The article is here. http://distrowatch.com/weekly.php?issue … 09#feature
He commented how it seems that ASUS has almost abandoned Linux on the EEE. The downside for we BSD folks is that the less concerned they are about Linux compatibility, the harder it might be to get hardware support. I suspect one reason the AR5007EG wireless got its Linux support for 32 bit so quickly was because of that PC. (For those with a laptop and that card, Madwifi now has a patched snapshot for Linux that works with 64 bit.) As Sam Leffler of FreeBSD is one of the main MadWifi people, that's always good for BSD as well.
I didn't buy one. When it was first mentioned, I thought I would. However, when it was first mentioned, it was supposed to retail at $200. When it came out, it was $300-350 for the 2 gig drive. For $500, I was able to get something a little bigger and heavier (but under 6 lbs which is 2.27 kg for most of the world) 130 gig hard drive, gig of RAM, etc.
The article did point out that many others are now copying the idea with what they're calling UP--they claim it stands for ultra-portable, but I always call it underpowered, and many will be running Linux.
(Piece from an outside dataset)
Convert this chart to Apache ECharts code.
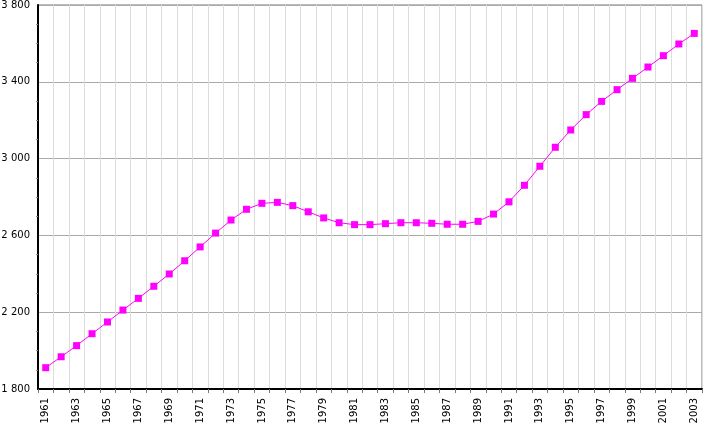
<!DOCTYPE html>
<html>
<head>
<meta charset="utf-8">
<script src="https://cdn.jsdelivr.net/npm/echarts@6/dist/echarts.min.js"></script>
<style>
html,body{margin:0;padding:0;background:#fff;}
#chart{width:725px;height:426px;}
</style>
</head>
<body>
<div id="chart"></div>
<script>
var years = [];
for (var y = 1961; y <= 2003; y++) { years.push(String(y)); }

var values = [
	1911, 1968, 2026, 2088, 2149, 2211, 2272, 2335, 2399, 2468,
	2540, 2612, 2680, 2736, 2767, 2772, 2755, 2723, 2691, 2666,
	2656, 2656, 2661, 2666, 2666, 2663, 2658, 2658, 2673, 2711,
	2775, 2861, 2960, 3059, 3149, 3229, 3298, 3359, 3418, 3477,
	3536, 3597, 3652
];

var yMin = 1800, yMax = 3800, yStep = 400;

function fmtNum(v){
	return String(v).replace(/\B(?=(\d{3})+(?!\d))/g, ' ');
}

var myChart = echarts.init(document.getElementById('chart'));
var option = {
	animation: false,
	grid: {
		left: 38, right: 23, top: 5, bottom: 37,
		outerBoundsMode: 'none',
		containLabel: false,
		show: true, borderColor: '#777', borderWidth: 1
	},
	xAxis: {
		type: 'category',
		data: years,
		boundaryGap: true,
		axisLine: {lineStyle: {color: '#000', width: 2}},
		axisTick: {show: true, interval: 0, length: 4, lineStyle: {color: '#777'}},
		axisLabel: {
			interval: 1, rotate: 90, color: '#000', margin: 9,
			fontFamily: 'DejaVu Sans', fontSize: 10
		},
		splitLine: {show: true, interval: 0, lineStyle: {color: '#dcdcdc', width: 1}}
	},
	yAxis: {
		type: 'value',
		min: yMin, max: yMax, interval: yStep,
		axisLine: {show: true, lineStyle: {color: '#000', width: 2}},
		axisTick: {show: false},
		minorTick: {show: true, splitNumber: 4, length: 2, lineStyle: {color: '#888'}},
		axisLabel: {
			color: '#000', margin: 8, fontFamily: 'DejaVu Sans', fontSize: 10,
			formatter: function(v){ return fmtNum(v); }
		},
		splitLine: {show: true, lineStyle: {color: '#aaa', width: 1}}
	},
	series: [{
		type: 'line',
		data: values,
		symbol: 'rect',
		symbolSize: 7,
		itemStyle: {color: '#ff00ff'},
		lineStyle: {color: '#ff00ff', width: 1}
	}]
};
myChart.setOption(option);
</script>
</body>
</html>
As another article somewhere or other pointed out, when you're selling machines for less than $500, the cost of the MS O/S becomes a more important factor.
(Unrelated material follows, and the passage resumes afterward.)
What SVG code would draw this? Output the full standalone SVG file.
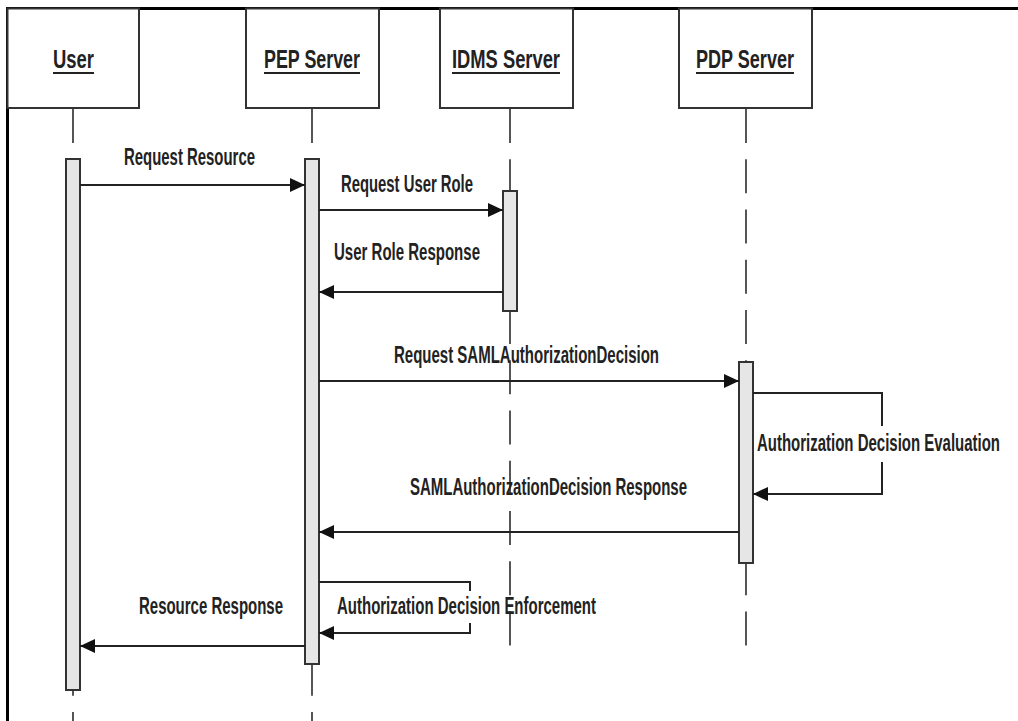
<svg xmlns="http://www.w3.org/2000/svg" width="1018" height="721" viewBox="0 0 1018 721">
  <style>
    .frame { stroke: #000; stroke-width: 3; fill: none; }
    .box { fill: #fff; stroke: #333; stroke-width: 2; }
    .head { font-family: "Liberation Sans Narrow", "Liberation Sans", Arial, sans-serif; font-size: 25px; font-weight: bold; fill: #222; }
    .uline { stroke: #222; stroke-width: 2; }
    .life { stroke: #444; stroke-width: 1.8; stroke-dasharray: 34 16.25; fill: none; }
    .act { fill: #e6e6e6; stroke: #333; stroke-width: 2; }
    .msg { stroke: #222; stroke-width: 2; fill: none; }
    .lbl { font-family: "Liberation Sans Narrow", "Liberation Sans", Arial, sans-serif; font-size: 23px; font-weight: bold; fill: #222; }
  </style>
  <defs>
    <marker id="arrow" markerUnits="userSpaceOnUse" markerWidth="15" markerHeight="14" refX="15" refY="7" orient="auto">
      <path d="M0,0 L15,7 L0,14 Z" fill="#111"/>
    </marker>
  </defs>

  <rect width="1018" height="721" fill="#fff"/>

  <!-- outer frame (left and top edges) -->
  <path class="frame" d="M7.5,721 V8.5 H1018"/>

  <!-- lifelines -->
  <g id="lifelines">
    <line class="life" x1="73" y1="109" x2="73" y2="721"/>
    <line class="life" x1="312" y1="109" x2="312" y2="721"/>
    <line class="life" x1="510" y1="109" x2="510" y2="646"/>
    <line class="life" x1="746" y1="109" x2="746" y2="646"/>
  </g>

  <!-- participants -->
  <g id="user">
    <rect class="box" x="7.5" y="8.5" width="131.5" height="99.5"/>
    <text class="head" x="53" y="68" textLength="41" lengthAdjust="spacingAndGlyphs">User</text>
    <line class="uline" x1="53" y1="73" x2="94" y2="73"/>
    <rect class="act" x="66" y="159" width="14" height="531"/>
  </g>
  <g id="pep-server">
    <rect class="box" x="246" y="8.5" width="133" height="99.5"/>
    <text class="head" x="264" y="68" textLength="96" lengthAdjust="spacingAndGlyphs">PEP Server</text>
    <line class="uline" x1="264" y1="73" x2="360" y2="73"/>
    <rect class="act" x="305" y="159" width="14" height="505"/>
  </g>
  <g id="idms-server">
    <rect class="box" x="440" y="8.5" width="133" height="99.5"/>
    <text class="head" x="452" y="68" textLength="108" lengthAdjust="spacingAndGlyphs">IDMS Server</text>
    <line class="uline" x1="452" y1="73" x2="560" y2="73"/>
    <rect class="act" x="503" y="191" width="14" height="120"/>
  </g>
  <g id="pdp-server">
    <rect class="box" x="679" y="8.5" width="133" height="99.5"/>
    <text class="head" x="696" y="68" textLength="98" lengthAdjust="spacingAndGlyphs">PDP Server</text>
    <line class="uline" x1="696" y1="73" x2="794" y2="73"/>
    <rect class="act" x="739" y="362" width="14" height="201"/>
  </g>

  <!-- messages -->
  <g id="connectors">
    <line class="msg" x1="80" y1="185" x2="305" y2="185" marker-end="url(#arrow)"/>
    <line class="msg" x1="319" y1="210" x2="503" y2="210" marker-end="url(#arrow)"/>
    <line class="msg" x1="503" y1="292" x2="319" y2="292" marker-end="url(#arrow)"/>
    <line class="msg" x1="319" y1="381" x2="739" y2="381" marker-end="url(#arrow)"/>
    <path class="msg" d="M753,393 H882 V426"/>
    <path class="msg" d="M882,462 V494 H753" marker-end="url(#arrow)"/>
    <line class="msg" x1="739" y1="532" x2="319" y2="532" marker-end="url(#arrow)"/>
    <path class="msg" d="M319,582 H470 V591"/>
    <path class="msg" d="M470,623 V633 H319" marker-end="url(#arrow)"/>
    <line class="msg" x1="305" y1="646" x2="80" y2="646" marker-end="url(#arrow)"/>
  </g>

  <!-- message labels -->
  <g id="labels">
    <text class="lbl" x="124" y="165" textLength="131" lengthAdjust="spacingAndGlyphs">Request Resource</text>
    <text class="lbl" x="341" y="192" textLength="132" lengthAdjust="spacingAndGlyphs">Request User Role</text>
    <text class="lbl" x="334" y="260" textLength="146" lengthAdjust="spacingAndGlyphs">User Role Response</text>
    <text class="lbl" x="394" y="363" textLength="265" lengthAdjust="spacingAndGlyphs">Request SAMLAuthorizationDecision</text>
    <text class="lbl" x="757" y="451" textLength="243" lengthAdjust="spacingAndGlyphs">Authorization Decision Evaluation</text>
    <text class="lbl" x="410" y="495" textLength="277" lengthAdjust="spacingAndGlyphs">SAMLAuthorizationDecision Response</text>
    <text class="lbl" x="139" y="614" textLength="144" lengthAdjust="spacingAndGlyphs">Resource Response</text>
    <text class="lbl" x="337" y="614" textLength="259" lengthAdjust="spacingAndGlyphs">Authorization Decision Enforcement</text>
  </g>
</svg>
Anyway, I found the article interesting. I don't share the sense of the author's outrage at the companies for pushing MS, but it nice to see more manufacturers looking at open source as having profit potential. If Linux will run on it, there's a good chance that the BSDs will also be able to use its wireless, which is usually one of the more problematic things on a laptop.
I don't know if binary blobs could be avoided though. Still, it indicates some sort of change to my mind.
Interestingly enough, a Korean friend of my wife's decided to change her Mac for a PC. I asked why and she said that apparently there were compatibility issues in Korean between her Mac and many of her friends in her country. She said, "They all use Windows or Linux."